Certification of sustainable fisheries
The complex economic interactions between the various influencing factors, such as consumer demand for different species of fish, are often still not considered in conventional fisheries management. For this reason, non-governmental organizations and some initiatives supported by the private sector are opting for a different solution.
Their aim is to influence consumer demand by means of information campaigns and the certification of sustainable fishery products with a view toward reducing demand for overexploited species, and encouraging consumers to choose products from sustainable fisheries instead. The idea is to encourage producers, over the long term, to respond to this shift in consumer demand and switch to more sustainable methods of production.
Certification is therefore conditional upon fulfilment of specific production criteria, such as a commitment to refrain from fishing endangered stocks and from deploying destructive fishing techniques that have attracted particular criticism, such as the use of beam trawls, which destroy seabed habitats. Two of the best-known movements are the Marine Stewardship Council and the Friend of the Sea initiative.
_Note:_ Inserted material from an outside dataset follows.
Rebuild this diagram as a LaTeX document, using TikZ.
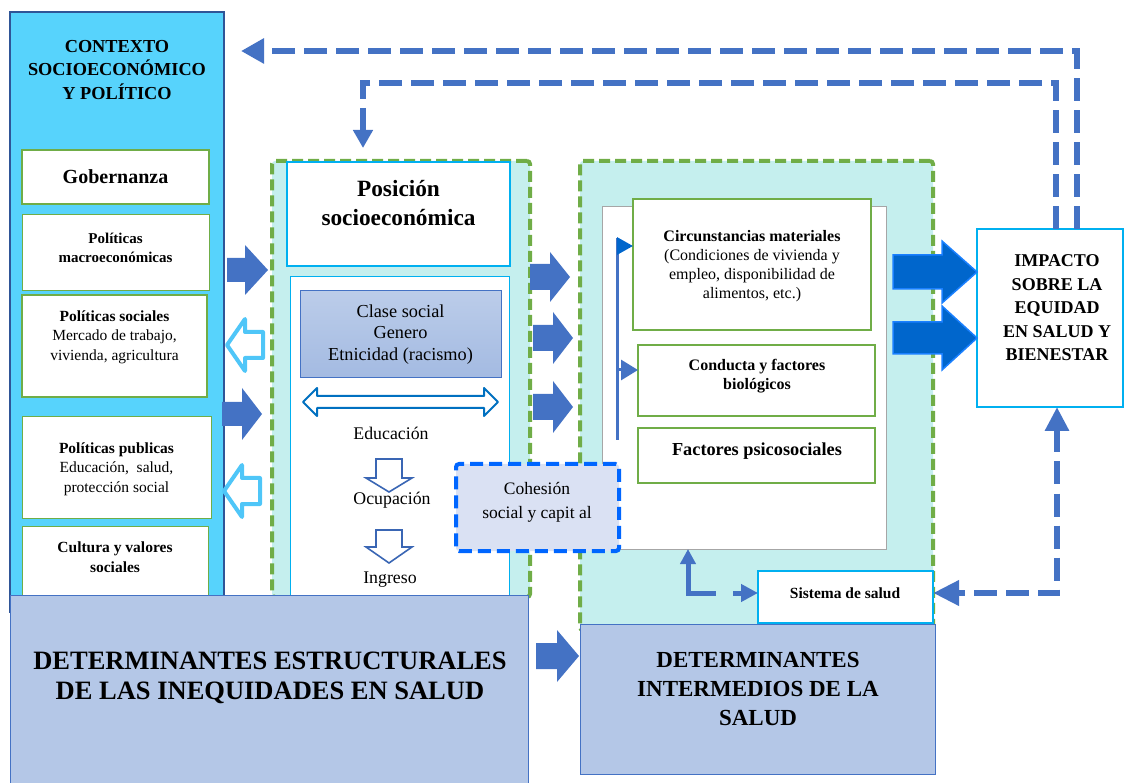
\documentclass[tikz,border=0pt]{standalone}
\usepackage{fontspec}
\setmainfont{Liberation Serif}
\usetikzlibrary{arrows.meta,calc}
\definecolor{ctxblue}{HTML}{57D3FC}
\definecolor{ctxborder}{HTML}{2F5597}
\definecolor{grn}{HTML}{70AD47}
\definecolor{cyanfill}{HTML}{C5EFEE}
\definecolor{cyanline}{HTML}{00B0F0}
\definecolor{arrblue}{HTML}{4472C4}
\definecolor{brightblue}{HTML}{0066CC}
\definecolor{brightedge}{HTML}{1A80FF}
\definecolor{hollowblue}{HTML}{4FC6F8}
\definecolor{cohline}{HTML}{0066FF}
\definecolor{cohfill}{HTML}{DAE1F3}
\definecolor{detfill}{HTML}{B4C7E7}
\definecolor{grayline}{HTML}{A6A6A6}
\definecolor{dblline}{HTML}{0070C0}
\definecolor{downline}{HTML}{3A66B4}
\newcommand{\fs}[2]{\fontsize{#1}{#2}\selectfont}
% horizontal block arrow: style, tail x, tip x, centre y, shaft half, head half, head base x
\newcommand{\harrow}[7]{\path[#1] (#2,#4-#5) -- (#7,#4-#5) -- (#7,#4-#6) -- (#3,#4) -- (#7,#4+#6) -- (#7,#4+#5) -- (#2,#4+#5) -- cycle;}
% vertical block arrow: style, top y, tip y, centre x, shaft half, head half, head base y
\newcommand{\varrow}[7]{\path[#1] (#4-#5,#2) -- (#4-#5,#7) -- (#4-#6,#7) -- (#4,#3) -- (#4+#6,#7) -- (#4+#5,#7) -- (#4+#5,#2) -- cycle;}
\begin{document}
\begin{tikzpicture}[x=1pt,y=-1pt,
  boxbase/.style={rectangle, inner sep=0pt, outer sep=0pt},
  wbox/.style={boxbase, fill=white},
  greenbox/.style={boxbase, fill=cyanfill, draw=grn, line width=4pt, dash pattern=on 11pt off 5pt, rounded corners=3pt},
  darkar/.style={fill=arrblue},
  hollow/.style={draw=hollowblue, line width=4pt, fill=white, line join=round},
  bigar/.style={fill=brightblue, draw=brightedge, line width=1.5pt},
  downar/.style={draw=downline, line width=1.6pt, fill=white},
  maindash/.style={draw=arrblue, line width=6.5pt, dash pattern=on 23pt off 9pt},
  smalldash/.style={draw=arrblue, line width=5pt, dash pattern=on 58pt off 17pt},
  vline/.style={draw=arrblue, line width=3pt},
  txt/.style={inner sep=0pt, align=center}
]
\useasboundingbox (0,0) rectangle (1125,783);
\clip (0,0) rectangle (1125,783);

% ---------- left column ----------
\node[boxbase, fill=ctxblue, draw=ctxborder, line width=2.5pt, minimum width=214pt, minimum height=600pt, anchor=north west] (ctx) at (10,12) {};
\node[txt, font=\bfseries\fs{18.3}{23.5}] (ctxt) at (117,70) {CONTEXTO\\SOCIOECONÓMICO\\Y POLÍTICO};

\node[wbox, draw=grn, line width=2.5pt, minimum width=187pt, minimum height=54pt] (gob) at (115.5,177) {};
\node[txt, font=\bfseries\fs{20}{24}] (gobt) at (gob.center) {Gobernanza};

\node[wbox, draw=grn, line width=1pt, minimum width=187pt, minimum height=76pt] (macro) at (115.5,253) {};
\node[txt, font=\bfseries\fs{15}{19.5}] (macrot) at (115.5,248) {Políticas\\macroeconómicas};

\node[wbox, draw=grn, line width=1.5pt, minimum width=185pt, minimum height=102pt] (soc) at (114.5,346) {};
\node[txt, font=\fs{15.5}{19.5}] (soct) at (114.5,337) {\textbf{Políticas sociales}\\Mercado de trabajo,\\vivienda, agricultura};

\node[wbox, draw=grn, line width=1pt, minimum width=189pt, minimum height=101pt] (pub) at (116.5,467.5) {};
\node[txt, font=\fs{15.5}{19.5}] (pubt) at (116.5,469) {\textbf{Políticas publicas}\\Educación,\ \ salud,\\protección social};

\node[wbox, draw=grn, line width=1pt, minimum width=186pt, minimum height=84pt] (cult) at (115,568) {};
\node[txt, font=\bfseries\fs{15.5}{19.5}] (cultt) at (115,557) {Cultura y valores\\sociales};

% ---------- middle block ----------
\node[greenbox, minimum width=258pt, minimum height=436pt] (mid) at (401,379) {};
\node[wbox, draw=cyanline, line width=2pt, minimum width=223pt, minimum height=104pt] (pos) at (398.5,214) {};
\node[txt, font=\bfseries\fs{23.3}{29}] (post) at (398.5,203) {Posición\\socioeconómica};
\node[wbox, draw=cyanline, line width=1pt, minimum width=219pt, minimum height=323pt] (inner) at (399.5,438.5) {};
\node[boxbase, top color=detfill!90!white, bottom color=detfill!85!arrblue, draw=arrblue, line width=1pt, minimum width=201pt, minimum height=87pt] (clase) at (400.5,334.5) {};
\node[txt, font=\fs{18.3}{21.5}] (claset) at (clase.center) {Clase social\\Genero\\Etnicidad (racismo)};
\path[draw=dblline, line width=2pt, fill=white, line join=round] (303,402) -- (317,388) -- (317,396) -- (484,396) -- (484,388) -- (498,402) -- (484,416) -- (484,408) -- (317,408) -- (317,416) -- cycle;
\node[txt, font=\fs{17.8}{21}] (edu) at (391,433) {Educación};
\varrow{downar}{459}{492}{389}{13}{23}{478}
\node[txt, font=\fs{17.8}{21}] (ocu) at (392,500) {Ocupación};
\varrow{downar}{530}{563}{389}{13}{23}{547}
\node[txt, font=\fs{17.8}{21}] (ing) at (390,580) {Ingreso};

% ---------- right block ----------
\node[greenbox, minimum width=353pt, minimum height=469pt] (rgt) at (756.5,395.5) {};
\node[wbox, draw=grayline, line width=1pt, minimum width=284pt, minimum height=342pt] (rwhite) at (744,378) {};
\node[wbox, draw=grn, line width=2pt, minimum width=238pt, minimum height=131pt] (circ) at (752,264.5) {};
\node[txt, font=\fs{16}{19}] (circt) at (752,266) {\textbf{Circunstancias materiales}\\(Condiciones de vivienda y\\empleo, disponibilidad de\\alimentos, etc.)};
\node[wbox, draw=grn, line width=2pt, minimum width=237pt, minimum height=71pt] (cond) at (756.5,380.5) {};
\node[txt, font=\bfseries\fs{16}{19.5}] (condt) at (757,376) {Conducta y factores\\biológicos};
\node[wbox, draw=grn, line width=2pt, minimum width=237pt, minimum height=55pt] (fact) at (756.5,455.5) {};
\node[txt, font=\bfseries\fs{18.3}{21}] (factt) at (757,451) {Factores psicosociales};

\coordinate (vtop) at (617,238);
\coordinate (vbot) at (617,440);
\coordinate (f1) at (617,246);
\coordinate (f2) at (617,370);
\draw[vline] (vbot) -- (vtop);
\draw[vline, draw=brightblue, -{Triangle[length=16pt,width=17pt]}] (f1) -- (f1 -| circ.west);
\draw[vline, -{Triangle[length=17pt,width=20pt]}] (f2) -- (f2 -| cond.west);

\node[wbox, draw=cyanline, line width=2pt, minimum width=175pt, minimum height=52pt] (sist) at (845.5,597) {};
\node[txt, font=\bfseries\fs{15.5}{18}] (sistt) at (845,593) {Sistema de salud};

% ---------- cohesion ----------
\node[boxbase, fill=cohfill, draw=cohline, line width=4pt, dash pattern=on 13pt off 6pt, rounded corners=3pt, minimum width=163pt, minimum height=87pt] (coh) at (537.5,507.5) {};
\node[txt, font=\fs{17.5}{24}] (coht) at (537,502) {Cohesión\\social y capit al};

% ---------- block arrows ----------
\harrow{darkar}{227}{268}{270}{12}{25}{245}
\harrow{hollow}{263}{227}{345}{13}{26}{245}
\harrow{darkar}{222}{262}{414}{12}{26}{242}
\harrow{hollow}{260}{224}{491}{13}{26}{242}
\harrow{darkar}{530}{570}{277}{13}{25}{550}
\harrow{darkar}{533}{573}{338}{13}{26}{553}
\harrow{darkar}{533}{573}{407}{13}{26}{553}

% ---------- impact ----------
\node[wbox, draw=cyanline, line width=2pt, minimum width=146pt, minimum height=178pt] (impact) at (1050,318) {};
\node[txt, font=\bfseries\fs{18}{23.5}] (impactt) at (1057,308) {IMPACTO\\SOBRE LA\\EQUIDAD\\EN SALUD Y\\BIENESTAR};
\harrow{bigar}{893}{977}{272}{17}{31}{942}
\harrow{bigar}{893}{977}{338}{16}{32}{942}

% ---------- dashed feedback connectors ----------
\coordinate (t1) at (241,51);
\coordinate (b2) at (363,83);
\coordinate (t2) at (363,148);
\draw[maindash, -{Triangle[length=23pt,width=24pt]}] ($(impact.north west)+(100,0)$) |- (t1);
\draw[maindash, -{Triangle[length=18pt,width=19pt]}] ($(impact.north west)+(79,0)$) |- (b2) -- (t2);
\draw[maindash, {Triangle[length=24pt,width=23pt]}-{Triangle[length=26pt,width=24pt]}] ($(impact.south west)+(80,0)$) |- ([yshift=4pt]sist.east);
\draw[smalldash, {Triangle[length=15pt,width=15pt]}-{Triangle[length=17pt,width=17pt]}] ([xshift=-56pt]rwhite.south) |- ([yshift=4pt]sist.west);

% ---------- bottom boxes ----------
\node[boxbase, fill=detfill, draw=arrblue, line width=1pt, minimum width=518pt, minimum height=200pt, anchor=north west] (estr) at (10,595) {};
\node[txt, font=\bfseries\fs{26.5}{30}] (estrt) at (270,678) {DETERMINANTES ESTRUCTURALES\\DE LAS INEQUIDADES EN SALUD};
\node[boxbase, fill=detfill, draw=arrblue, line width=1pt, minimum width=355pt, minimum height=150pt, anchor=north west] (interm) at (580,624) {};
\node[txt, font=\bfseries\fs{23}{29}] (intermt) at (758,689) {DETERMINANTES\\INTERMEDIOS DE LA\\SALUD};
\harrow{darkar}{536}{579}{656}{13}{26}{557}
\end{tikzpicture}
\end{document}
The Marine Stewardship Council (MSC) was founded in 1997 by an environmental organization and an international food corporation, and has operated on an independent basis since 1999. The Friend of the Sea initiative was also established by an environmental organization and is notable for the fact that it certifies aquaculture products as well. Critics of these certification schemes complain about the often inadequate ecological criteria established for certified fishery products. A further point of contention is to what extent demand for certified fish is genuinely replacing the demand for conventionally caught fish, or whether it is in fact generating additional demand for fishery products.
Overall, then, demand-oriented approaches may be a good way of enhancing sound fisheries management, but are not an sufficient solution on their own to guarantee sustainable fisheries.